Over decades of work, Eglash said he remains in contact with alumni who now serve as community and business leaders. “That seed was planted within them,” he said. “It’s never going to get out of their system.”
He also advises students facing campus dilemmas, from swastikas on dorm doors to BDS votes and professors making anti-Israel claims in class. Strategies range from filing complaints to mobilizing alumni and community pressure.
Levine said his group focuses on bringing student leaders to Israel to counter what he called widespread misinformation online. “We have 80 students here now meeting with October 7th survivors, meeting with hostage families, released hostages,” he said. “We live in a world of lies. … You just step on the ground here, and it empowers you so much.”
For example, Levine cited the 2021 campaign surrounding Sheikh Jarrah. Social media portrayed the neighborhood as “an occupied Palestinian village,” amplified by celebrities and activists. But when students visited, the reality was different. “You get off the bus, and in one second you realize, wait a second … there’s an ancient Jewish holy site here,” he said, referring to the tomb of Shimon HaTzaddik, where Jews have prayed for centuries. “It’s five minutes from the Old City of Jerusalem. It is Jerusalem, it is Israel, it is Jewish.” While Arab families live there, he argued, describing the area as a Palestinian village from which residents were being expelled “is a lie.”

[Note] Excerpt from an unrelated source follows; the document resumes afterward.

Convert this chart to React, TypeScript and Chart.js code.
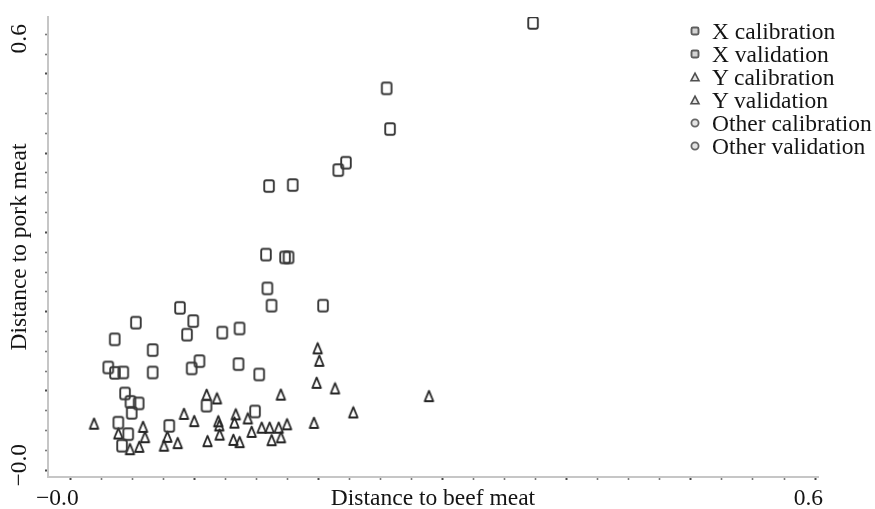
import React, { useEffect, useRef } from "react";
import { Chart, registerables } from "chart.js";

Chart.register(...registerables);

const SERIES_LABELS = [
  "X calibration",
  "X validation",
  "Y calibration",
  "Y validation",
  "Other calibration",
  "Other validation",
];

const X_TITLE = "Distance to beef meat";
const Y_TITLE = "Distance to pork meat";

// X (squares) — calibration
const X_CAL_X = [0.3727, 0.2574, 0.2219, 0.1599, 0.1790, 0.1574, 0.1756, 0.1586, 0.2034, 0.0881, 0.0526, 0.0938, 0.1361, 0.0355, 0.1038, 0.0975, 0.1520, 0.0303, 0.0424, 0.0661, 0.0438, 0.0548, 0.1095, 0.1486, 0.0384, 0.0464];
const X_CAL_Y = [0.6156, 0.4696, 0.4232, 0.3911, 0.3925, 0.2968, 0.2929, 0.2502, 0.2265, 0.2235, 0.2031, 0.1866, 0.1951, 0.1801, 0.1501, 0.1401, 0.1318, 0.1414, 0.1345, 0.1345, 0.1056, 0.0919, 0.0888, 0.0808, 0.0654, 0.0496];
// X (squares) — validation
const X_VAL_X = [0.2547, 0.2157, 0.1728, 0.1619, 0.0988, 0.1222, 0.0661, 0.1353, 0.0357, 0.0482, 0.0492, 0.0795, 0.0414];
const X_VAL_Y = [0.5256, 0.4131, 0.2929, 0.2265, 0.2052, 0.1894, 0.1653, 0.1460, 0.1340, 0.0941, 0.0789, 0.0610, 0.0337];

// Y (triangles) — calibration
const Y_CAL_X = [0.0188, 0.0384, 0.0583, 0.0478, 0.0752, 0.0779, 0.0913, 0.1096, 0.1190, 0.1103, 0.1331, 0.1428, 0.1311, 0.1540, 0.1677, 0.1694, 0.1620, 0.1991, 0.1983, 0.2278, 0.1961, 0.2888, 0.0553, 0.1201, 0.1459];
const Y_CAL_Y = [0.0640, 0.0505, 0.0596, 0.0289, 0.0337, 0.0459, 0.0775, 0.1037, 0.0672, 0.0399, 0.0768, 0.0712, 0.0417, 0.0585, 0.0585, 0.1040, 0.0413, 0.1676, 0.1202, 0.0795, 0.0651, 0.1019, 0.0321, 0.0489, 0.0527];
// Y (triangles) — validation
const Y_VAL_X = [0.0599, 0.0863, 0.0996, 0.1179, 0.1198, 0.1320, 0.1362, 0.1604, 0.1744, 0.1695, 0.2004, 0.2131];
const Y_VAL_Y = [0.0454, 0.0372, 0.0675, 0.0987, 0.0616, 0.0654, 0.0386, 0.0585, 0.0631, 0.0452, 0.1505, 0.1125];

// Other — no visible points
const O_CAL_X: number[] = [];
const O_CAL_Y: number[] = [];
const O_VAL_X: number[] = [];
const O_VAL_Y: number[] = [];

const X_MIN = -0.0183;
const X_MAX = 0.6024;
const Y_MIN = -0.0094;
const Y_MAX = 0.6238;

const X_TICKS = [0, 0.025, 0.05, 0.075, 0.1, 0.125, 0.15, 0.175, 0.2, 0.225, 0.25, 0.275, 0.3, 0.325, 0.35, 0.375, 0.4, 0.425, 0.45, 0.475, 0.5, 0.525, 0.55, 0.575, 0.6];
const Y_TICKS = [0, 0.02727, 0.05455, 0.08182, 0.10909, 0.13636, 0.16364, 0.19091, 0.21818, 0.24545, 0.27273, 0.3, 0.32727, 0.35455, 0.38182, 0.40909, 0.43636, 0.46364, 0.49091, 0.51818, 0.54545, 0.57273, 0.6];

const X_LABEL_VALUES = [0, 0.6];
const X_LABEL_TEXTS = ["\u22120.0", "0.6"];
const Y_LABEL_VALUES = [0, 0.6];
const Y_LABEL_TEXTS = ["\u22120.0", "0.6"];

const FONT = '"Liberation Serif", "Times New Roman", serif';
const FONT_SIZE = 23.5;
const TEXT_COLOR = "#141414";

function pts(xs: number[], ys: number[]) {
  return xs.map((x, i) => ({ x, y: ys[i] }));
}

function roundRectPath(g: CanvasRenderingContext2D, x: number, y: number, w: number, h: number, r: number) {
  g.beginPath();
  g.moveTo(x + r, y);
  g.lineTo(x + w - r, y);
  g.arcTo(x + w, y, x + w, y + r, r);
  g.lineTo(x + w, y + h - r);
  g.arcTo(x + w, y + h, x + w - r, y + h, r);
  g.lineTo(x + r, y + h);
  g.arcTo(x, y + h, x, y + h - r, r);
  g.lineTo(x, y + r);
  g.arcTo(x, y, x + r, y, r);
  g.closePath();
}

function makeSquare() {
  const c = document.createElement("canvas");
  c.width = 14;
  c.height = 16;
  const g = c.getContext("2d")!;
  g.strokeStyle = "#383838";
  g.lineWidth = 1.9;
  roundRectPath(g, 2.2, 2.2, 9.6, 11.6, 2);
  g.stroke();
  return c;
}

function makeTriangle() {
  const c = document.createElement("canvas");
  c.width = 13;
  c.height = 14;
  const g = c.getContext("2d")!;
  g.strokeStyle = "#262626";
  g.lineWidth = 1.8;
  g.lineJoin = "round";
  g.beginPath();
  g.moveTo(6.5, 1.6);
  g.lineTo(10.8, 12);
  g.lineTo(2.2, 12);
  g.closePath();
  g.stroke();
  return c;
}

function makeCircle() {
  const c = document.createElement("canvas");
  c.width = 13;
  c.height = 13;
  const g = c.getContext("2d")!;
  g.strokeStyle = "#444444";
  g.lineWidth = 1.7;
  g.beginPath();
  g.arc(6.5, 6.5, 4.3, 0, Math.PI * 2);
  g.stroke();
  return c;
}

const endLabels = {
  id: "endLabels",
  afterDraw(chart: any) {
    const { ctx } = chart;
    const xs = chart.scales.x;
    const ys = chart.scales.y;
    ctx.save();
    ctx.font = `${FONT_SIZE}px ${FONT}`;
    ctx.fillStyle = TEXT_COLOR;
    ctx.textBaseline = "middle";
    ctx.textAlign = "right";
    X_LABEL_VALUES.forEach((v, i) => {
      ctx.fillText(X_LABEL_TEXTS[i], xs.getPixelForValue(v) + 8, xs.bottom - 10);
    });
    ctx.textAlign = "center";
    Y_LABEL_VALUES.forEach((v, i) => {
      const nudge = v === Y_LABEL_VALUES[0] ? -5 : 4.5;
      ctx.save();
      ctx.translate(ys.left + 12, ys.getPixelForValue(v) + nudge);
      ctx.rotate(-Math.PI / 2);
      ctx.fillText(Y_LABEL_TEXTS[i], 0, 0);
      ctx.restore();
    });
    ctx.restore();
  },
};

function LegendMarker({ kind }: { kind: string }) {
  if (kind === "square") {
    return (
      <svg width={12} height={12} style={{ display: "block" }}>
        <rect x={2.5} y={2.5} width={7} height={7} rx={1.5} fill="#d4d4d4" stroke="#5e5e5e" strokeWidth={1.9} />
      </svg>
    );
  }
  if (kind === "triangle") {
    return (
      <svg width={12} height={12} style={{ display: "block" }}>
        <polygon points="6,2.2 10,9.8 2,9.8" fill="#e4e4e4" stroke="#505050" strokeWidth={1.6} />
      </svg>
    );
  }
  return (
    <svg width={12} height={12} style={{ display: "block" }}>
      <circle cx={6} cy={6} r={3.6} fill="#e4e4e4" stroke="#666666" strokeWidth={1.8} />
    </svg>
  );
}

const LEGEND_KINDS = ["square", "square", "triangle", "triangle", "circle", "circle"];

export default function App() {
  const canvasRef = useRef<HTMLCanvasElement | null>(null);

  useEffect(() => {
    if (!canvasRef.current) return;
    const sq = makeSquare();
    const tri = makeTriangle();
    const cir = makeCircle();

    const major = (c: any) => c.index % 4 === 0;

    const chart = new Chart(canvasRef.current, {
      type: "scatter",
      data: {
        datasets: [
          { label: SERIES_LABELS[0], data: pts(X_CAL_X, X_CAL_Y), pointStyle: sq as any, pointRadius: 6 },
          { label: SERIES_LABELS[1], data: pts(X_VAL_X, X_VAL_Y), pointStyle: sq as any, pointRadius: 6 },
          { label: SERIES_LABELS[2], data: pts(Y_CAL_X, Y_CAL_Y), pointStyle: tri as any, pointRadius: 6 },
          { label: SERIES_LABELS[3], data: pts(Y_VAL_X, Y_VAL_Y), pointStyle: tri as any, pointRadius: 6 },
          { label: SERIES_LABELS[4], data: pts(O_CAL_X, O_CAL_Y), pointStyle: cir as any, pointRadius: 6 },
          { label: SERIES_LABELS[5], data: pts(O_VAL_X, O_VAL_Y), pointStyle: cir as any, pointRadius: 6 },
        ],
      },
      options: {
        animation: false,
        responsive: false,
        events: [],
        layout: { padding: { left: 8, top: 17, right: 57, bottom: 0 } },
        plugins: {
          legend: { display: false },
          tooltip: { enabled: false },
        },
        scales: {
          x: {
            type: "linear",
            min: X_MIN,
            max: X_MAX,
            afterBuildTicks: (s: any) => {
              s.ticks = X_TICKS.map((v) => ({ value: v }));
            },
            ticks: { display: false },
            grid: {
              drawOnChartArea: false,
              drawTicks: true,
              tickLength: 3,
              tickWidth: (c: any) => (major(c) ? 2 : 1.6),
              tickColor: (c: any) => (major(c) ? "#4a4a4a" : "#7a7a7a"),
            },
            border: { display: true, color: "#c6c6c6", width: 2 },
            title: {
              display: true,
              text: X_TITLE,
              color: TEXT_COLOR,
              font: { family: FONT, size: FONT_SIZE, lineHeight: 0.85 },
              padding: { top: 9, bottom: 0 },
            },
          },
          y: {
            type: "linear",
            min: Y_MIN,
            max: Y_MAX,
            afterBuildTicks: (s: any) => {
              s.ticks = Y_TICKS.map((v) => ({ value: v }));
            },
            ticks: { display: false },
            grid: {
              drawOnChartArea: false,
              drawTicks: true,
              tickLength: 3,
              tickWidth: (c: any) => (major(c) ? 2 : 1.6),
              tickColor: (c: any) => (major(c) ? "#4a4a4a" : "#7a7a7a"),
            },
            border: { display: true, color: "#c6c6c6", width: 2 },
            title: {
              display: true,
              text: Y_TITLE,
              color: TEXT_COLOR,
              font: { family: FONT, size: FONT_SIZE, lineHeight: 0.85 },
              padding: { top: 2, bottom: 15 },
            },
          },
        },
      },
      plugins: [endLabels],
    });
    return () => chart.destroy();
  }, []);

  return (
    <div style={{ position: "absolute", left: 0, top: 0, width: 875, height: 509, background: "#ffffff" }}>
      <canvas ref={canvasRef} width={875} height={509} style={{ display: "block", width: 875, height: 509 }} />
      <div
        style={{
          position: "absolute",
          left: 689,
          top: 19.5,
          fontFamily: FONT,
          fontSize: FONT_SIZE,
          color: TEXT_COLOR,
          lineHeight: "23px",
          whiteSpace: "nowrap",
        }}
      >
        {SERIES_LABELS.map((label, i) => (
          <div key={label} style={{ display: "flex", alignItems: "center", height: 23 }}>
            <div style={{ width: 12, marginRight: 11 }}>
              <LegendMarker kind={LEGEND_KINDS[i]} />
            </div>
            <span>{label}</span>
          </div>
        ))}
      </div>
    </div>
  );
}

Levine said the program, which has brought more than 3,000 students from the US and Canada since 2001, trains leaders to counter BDS efforts, build alliances, and respond to campus hostility.
“The core issue really goes beyond campus,” Levine said. “There’s a propaganda war against Israel. … I think it’s time for really all Western societies to wake up.”
After attending the fellowship, Bendaat reported that she recently helped start a Students Supporting Israel chapter and, as the incoming vice president of social action at Hillel, plans to apply what she learned on the trip.
Friedman said that participating in a Hasbara Fellowship trip to Israel helped her develop knowledge and communication skills to address what she observes on campus. Visiting locations discussed in class, she said, allowed her to “see for myself” what she had previously learned through opinion-driven lectures. “I definitely think skill-wise, it taught me how to be a better advocate, better with social media, better with talking communication.”
Simone Schwartz, a 20-year-old student at Washington and Lee University, said the trip helped her understand places often portrayed differently in the media. “I came here to learn the truth about the land of Israel,” she said. Meeting families in Judea and Samaria, visiting Hebron, and speaking with journalists, soldiers, and survivors from Kibbutz Be’eri, she said, provided a perspective she could not gain from afar. “These are just regular people trying to raise a family in their homeland.”
The experience, she said, strengthened her resolve to be “an Israel advocate on campus and … in my life.”